Having studied that whole kneecapping culture for a book, I had concluded that this was exactly what the Provos wanted most to be doing, that it was what they expended most of their effort on and that it would be the hardest part of their campaign to give up.

Back then the rationale was that we had a "policing vacuum". The Catholic community needed paramilitary policing, by this logic, because it did not trust the RUC.

The laugh of that was that you could not find a kneecapped joyrider who had not already been arrested and processed through the courts, who had not already served time in Hydebank. Often the Provos had to wait for their release before shooting them on the alleged grounds that no one else was doing anything about them.

Which is not to say that policing was not flawed, often cynical and brutal, but hardly absent.

Now we can speculate further on why the Provos put so much into their war on criminals. We now know that they were scaling down their campaign, concentrating on "spectaculars", which required highly skilled operatives, and that they had to give the rank-and-file other things to do.

If you had joined the IRA it was in the expectation that you would get to shoot people, so you got sent out to shoot joyriders and drug dealers. But there had to be other attractions in this kind of activity when loyalists and other groups took to it so readily.

Paramilitary organisations can only function if people are afraid of them. Some may think of it more as respect than fear, but they know that the consequences are the same; annoy them and you will pay for it.

Some may think of it more as common sense than intimidation that makes them tread warily. But you are still going to get a bullet in the leg. Some will even say they deserved it.

I knew fathers who beat their own sons with hurley sticks to give them a foretaste of what they would suffer if the Provos got them.

I have spoken to people who were kneecapped and held no grudge against the men who had done it, since they were only following orders, working a system that was entrenched, "the way things are".

Guns - and the willingness to use them - give people power in their communities. And when that power is as irrevocable as the State itself you play along with it, as you play along with the man who comes to read your meter.

So, add it up: paramilitaries do this stuff because it gives them power, it gives them security and it gives the men something to do when they are not doing much else. And, worse, it implicates people outside the movement and gives them a motive to cover for them.

From the person who sees a kneecapping and walks on by to the one who, cheesed off with a noisy neighbour, a car thief or a drug dealer hanging out with the kids, goes to the local hardman to have something done - all are implicated, burdened with a secret and tempted to rationalise all the more passionately that they were right.

The cold fact is that paramilitaries have much to gain from shooting their neighbours.
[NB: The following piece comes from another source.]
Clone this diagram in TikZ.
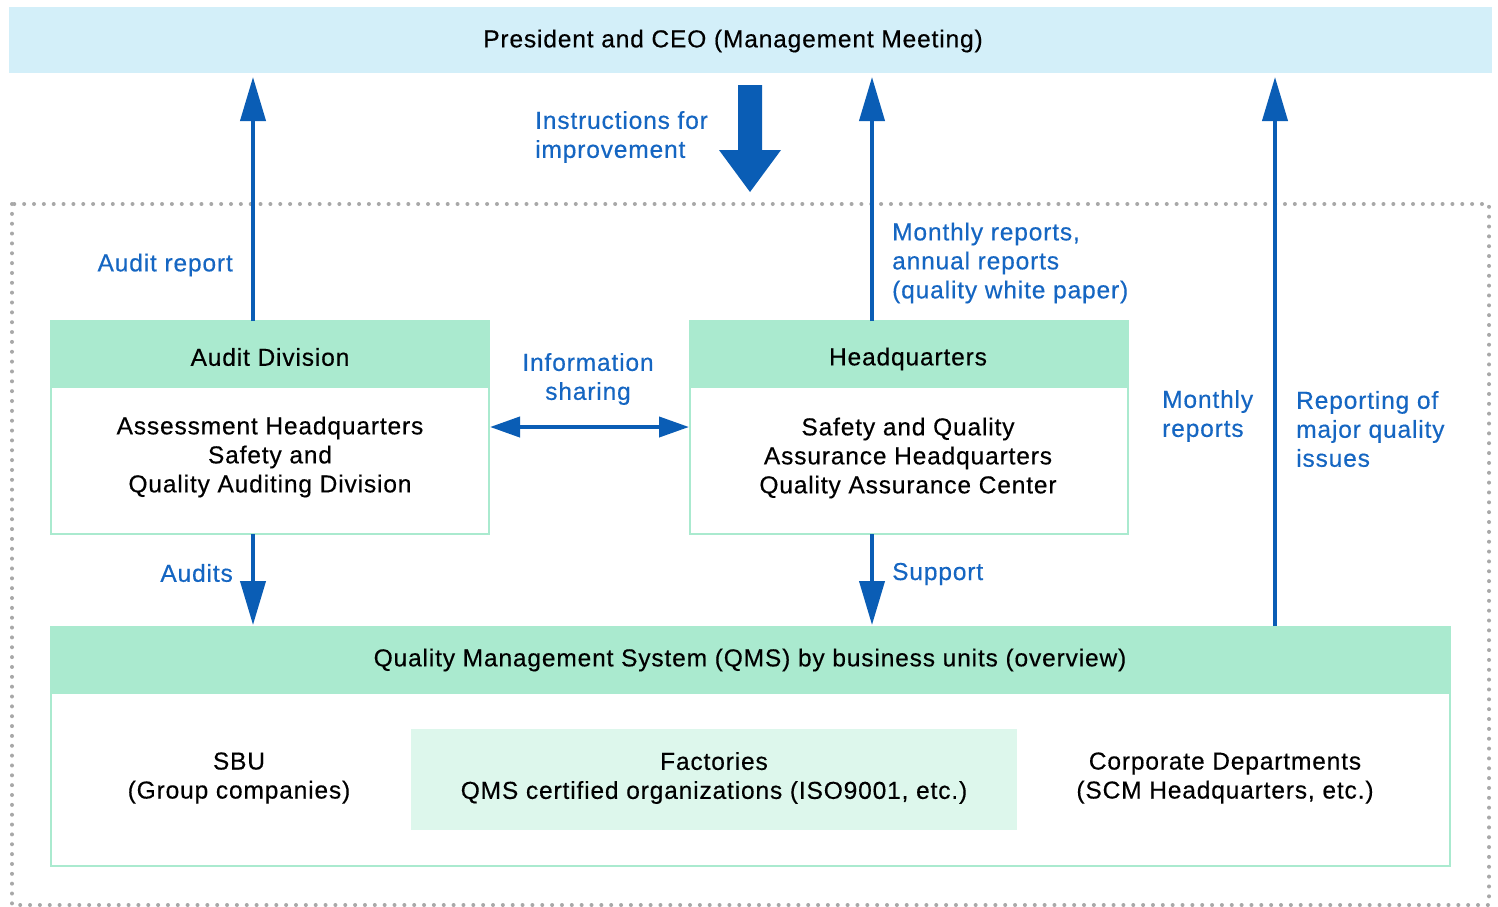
\documentclass[tikz,border=0pt]{standalone}
\usepackage{fontspec}
\setmainfont{Liberation Sans}[LetterSpace=3.5,FakeBold=0.4]
\usetikzlibrary{arrows.meta}
\definecolor{banner}{HTML}{D3EFF9}
\definecolor{hdr}{HTML}{AAEACF}
\definecolor{fact}{HTML}{DDF7EC}
\definecolor{arr}{HTML}{0A5DB5}
\definecolor{lbl}{HTML}{1566C2}
\definecolor{dotc}{HTML}{A8A8A8}
\tikzset{
  x=1pt, y=-1pt,
  txt/.style={font=\fontsize{24.5}{29}\selectfont, align=center, inner sep=0pt, text=black},
  lab/.style={font=\fontsize{24.5}{29}\selectfont, inner sep=0pt, text=lbl},
  boxframe/.style={draw=hdr, line width=2.5pt, fill=white},
  hdrfill/.style={fill=hdr},
  flow/.style={draw=arr, line width=4pt, -{Triangle[length=44pt,width=25pt]}},
  biflow/.style={draw=arr, line width=4pt, {Triangle[length=30pt,width=20pt]}-{Triangle[length=30pt,width=20pt]}},
}
\begin{document}
\begin{tikzpicture}
\useasboundingbox (0,0) rectangle (1498,906);
\fill[white] (0,0) rectangle (1498,906);
% dotted frame
\draw[dotc, line width=4pt, line cap=round, dash pattern=on 0pt off 9.85pt] (12,204) rectangle (1489,905);
% banner
\fill[banner] (9,7) rectangle (1492,73);
\node[txt] (ceo) at (733,41) {President and CEO (Management Meeting)};
% Audit Division box
\draw[boxframe] (51,321) rectangle (489,534);
\fill[hdrfill] (51,321) rectangle (489,388);
\node[txt] (audh) at (270,357) {Audit Division};
\node[txt] (audb) at (270,457) {Assessment Headquarters\\Safety and\\Quality Auditing Division};
\coordinate (audtop) at (253,321);
\coordinate (audbot) at (253,534);
\coordinate (audright) at (490,427);
% Headquarters box
\draw[boxframe] (690,321) rectangle (1128,534);
\fill[hdrfill] (690,321) rectangle (1128,388);
\node[txt] (hqh) at (908,359) {Headquarters};
\node[txt] (hqb) at (908,458) {Safety and Quality\\Assurance Headquarters\\Quality Assurance Center};
\coordinate (hqtop) at (872,321);
\coordinate (hqbot) at (872,534);
\coordinate (hqleft) at (689,427);
% QMS box
\draw[boxframe] (51,627) rectangle (1450,866);
\fill[hdrfill] (51,627) rectangle (1450,694);
\node[txt] (qmsh) at (750,660) {Quality Management System (QMS) by business units (overview)};
\fill[fact] (411,729) rectangle (1017,830);
\node[txt] (sbu) at (239,778) {SBU\\(Group companies)};
\node[txt] (fac) at (714,778) {Factories\\QMS certified organizations (ISO9001, etc.)};
\node[txt] (corp) at (1225,778) {Corporate Departments\\(SCM Headquarters, etc.)};
% arrows
\coordinate (ceoA) at (253,77);
\coordinate (ceoB) at (872,77);
\coordinate (ceoC) at (1275,77);
\coordinate (qmsA) at (253,625);
\coordinate (qmsB) at (872,625);
\coordinate (qmsC) at (1275,626);
\draw[flow] (audtop) -- (ceoA);
\draw[flow] (hqtop) -- (ceoB);
\draw[flow] (qmsC) -- (ceoC);
\draw[flow] (audbot) -- (qmsA);
\draw[flow] (hqbot) -- (qmsB);
\draw[biflow] (audright) -- (hqleft);
% big instruction arrow
\fill[arr] (738,85) -- (762,85) -- (762,150) -- (781,150) -- (750,192) -- (719,150) -- (738,150) -- cycle;
% labels
\node[lab, align=left, anchor=west] (instr) at (535,137) {Instructions for\\improvement};
\node[lab, anchor=east] (audrep) at (233,265) {Audit report};
\node[lab, align=left, anchor=west] (monthly) at (892,263) {Monthly reports,\\annual reports\\(quality white paper)};
\node[lab, align=center] (info) at (588,379) {Information\\sharing};
\node[lab, align=left, anchor=west] (mrep) at (1162,416) {Monthly\\reports};
\node[lab, align=left, anchor=west] (major) at (1296,429) {Reporting of\\major quality\\issues};
\node[lab, anchor=east] (audits) at (233,573) {Audits};
\node[lab, anchor=west] (support) at (892,574) {Support};
\end{tikzpicture}
\end{document}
They have always done it and, ironically, the communities they operate in have made excuses for them when they have done it.

They have accepted that many of the victims deserved what they got, were unworthy of their pity and have lived with the delusion that it can never come to their door, because they are good citizens.

But once you concede power to the likes of the thugs who shot Michael McGibbon, your own life is overshadowed by them and you have no peace.